● **Exercise**
Below are some records. Copy every line in them that holds "with".

═══ Dataset rows

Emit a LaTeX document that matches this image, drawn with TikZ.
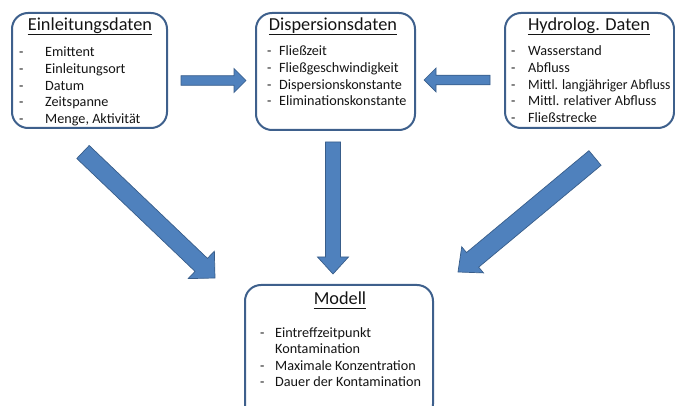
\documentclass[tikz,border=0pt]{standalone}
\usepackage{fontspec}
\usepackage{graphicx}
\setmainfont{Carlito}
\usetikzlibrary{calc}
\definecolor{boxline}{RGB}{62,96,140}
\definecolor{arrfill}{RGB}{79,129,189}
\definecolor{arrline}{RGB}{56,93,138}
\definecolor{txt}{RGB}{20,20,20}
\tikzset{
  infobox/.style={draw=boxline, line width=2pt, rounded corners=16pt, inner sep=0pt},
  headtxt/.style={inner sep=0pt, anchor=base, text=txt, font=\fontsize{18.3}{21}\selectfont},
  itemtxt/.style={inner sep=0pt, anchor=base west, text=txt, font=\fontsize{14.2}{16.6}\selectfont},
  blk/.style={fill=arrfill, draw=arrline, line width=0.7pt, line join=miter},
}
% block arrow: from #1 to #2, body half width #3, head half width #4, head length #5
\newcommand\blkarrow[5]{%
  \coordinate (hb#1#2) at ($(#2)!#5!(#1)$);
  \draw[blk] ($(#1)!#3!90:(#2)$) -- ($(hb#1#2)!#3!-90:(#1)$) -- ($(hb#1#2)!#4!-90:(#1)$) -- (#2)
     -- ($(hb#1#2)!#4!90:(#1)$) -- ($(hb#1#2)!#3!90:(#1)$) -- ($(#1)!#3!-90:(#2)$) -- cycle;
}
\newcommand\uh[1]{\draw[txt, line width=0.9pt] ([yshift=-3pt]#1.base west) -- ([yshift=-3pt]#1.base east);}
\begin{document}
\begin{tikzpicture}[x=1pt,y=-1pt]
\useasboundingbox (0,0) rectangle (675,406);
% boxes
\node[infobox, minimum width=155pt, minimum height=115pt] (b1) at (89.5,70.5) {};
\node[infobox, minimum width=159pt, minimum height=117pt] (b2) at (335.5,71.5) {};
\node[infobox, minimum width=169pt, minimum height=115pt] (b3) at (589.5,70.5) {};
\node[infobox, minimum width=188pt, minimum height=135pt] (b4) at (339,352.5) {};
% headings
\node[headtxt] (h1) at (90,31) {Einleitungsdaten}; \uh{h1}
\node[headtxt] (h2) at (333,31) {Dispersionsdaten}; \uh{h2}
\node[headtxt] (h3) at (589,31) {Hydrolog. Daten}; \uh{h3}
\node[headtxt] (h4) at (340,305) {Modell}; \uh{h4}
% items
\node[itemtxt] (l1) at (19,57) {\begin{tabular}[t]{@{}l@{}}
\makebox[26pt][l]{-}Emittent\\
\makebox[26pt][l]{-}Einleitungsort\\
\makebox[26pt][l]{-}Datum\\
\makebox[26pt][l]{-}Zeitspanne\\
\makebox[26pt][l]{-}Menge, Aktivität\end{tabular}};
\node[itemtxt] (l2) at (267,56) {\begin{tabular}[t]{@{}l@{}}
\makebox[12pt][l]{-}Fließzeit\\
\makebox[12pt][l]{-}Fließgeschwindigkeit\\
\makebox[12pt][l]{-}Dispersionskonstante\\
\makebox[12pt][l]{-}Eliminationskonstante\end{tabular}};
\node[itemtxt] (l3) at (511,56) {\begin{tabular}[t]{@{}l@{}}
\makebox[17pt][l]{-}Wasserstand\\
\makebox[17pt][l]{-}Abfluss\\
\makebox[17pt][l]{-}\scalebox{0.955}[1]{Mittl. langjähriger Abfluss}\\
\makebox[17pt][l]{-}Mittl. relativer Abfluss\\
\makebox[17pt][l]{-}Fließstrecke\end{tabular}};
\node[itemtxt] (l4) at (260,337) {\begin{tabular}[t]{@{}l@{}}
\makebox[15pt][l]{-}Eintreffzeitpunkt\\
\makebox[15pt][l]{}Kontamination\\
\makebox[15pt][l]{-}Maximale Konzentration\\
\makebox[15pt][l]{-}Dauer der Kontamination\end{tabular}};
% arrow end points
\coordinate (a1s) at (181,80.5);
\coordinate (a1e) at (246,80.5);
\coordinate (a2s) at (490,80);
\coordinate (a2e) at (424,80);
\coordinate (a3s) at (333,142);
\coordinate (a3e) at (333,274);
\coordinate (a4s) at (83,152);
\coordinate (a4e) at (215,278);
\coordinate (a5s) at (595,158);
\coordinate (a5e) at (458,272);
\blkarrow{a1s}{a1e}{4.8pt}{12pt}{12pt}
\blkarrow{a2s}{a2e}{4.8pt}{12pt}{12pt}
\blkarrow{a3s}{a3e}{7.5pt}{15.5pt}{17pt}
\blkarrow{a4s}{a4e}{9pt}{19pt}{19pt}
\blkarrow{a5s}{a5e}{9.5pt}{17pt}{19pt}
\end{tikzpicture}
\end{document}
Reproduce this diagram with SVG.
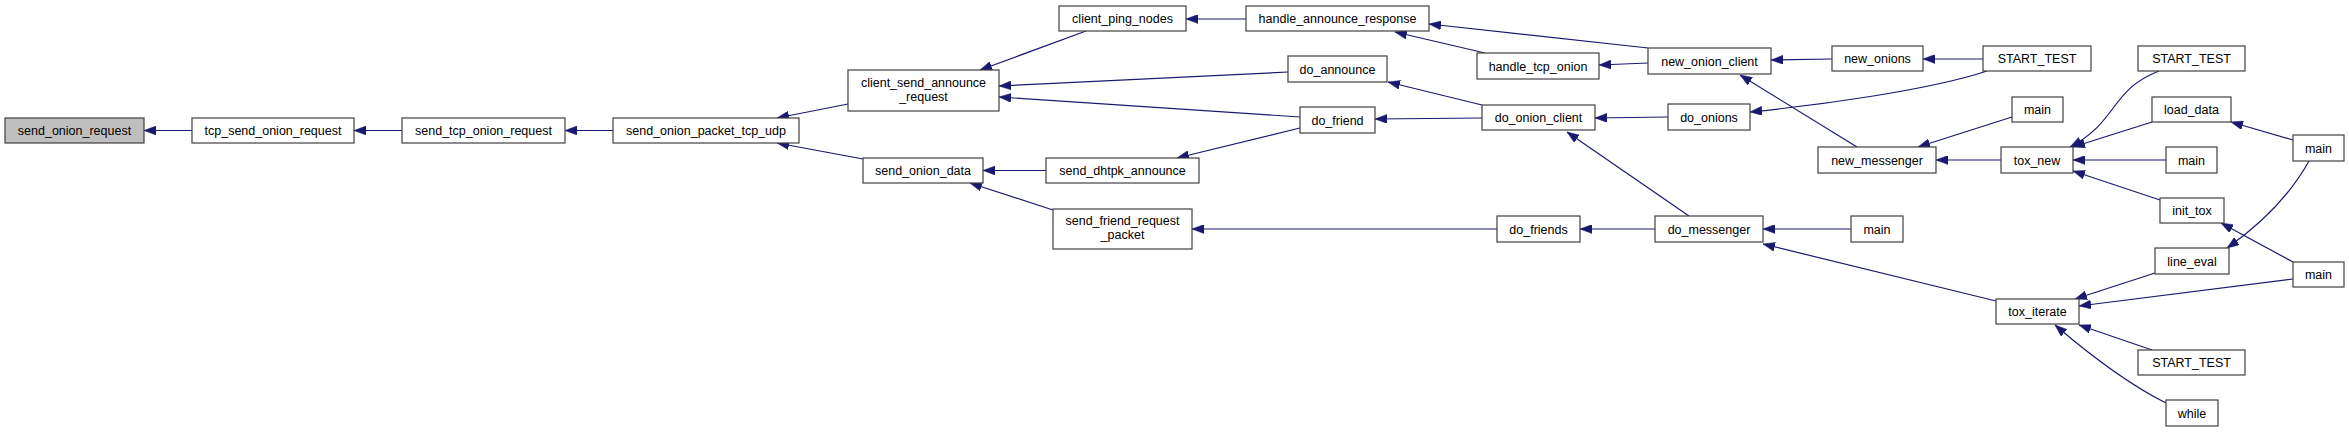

══════

● **Output of the task**
Emit a LaTeX document that matches this image, drawn with TikZ.
Reproduce this diagram with SVG.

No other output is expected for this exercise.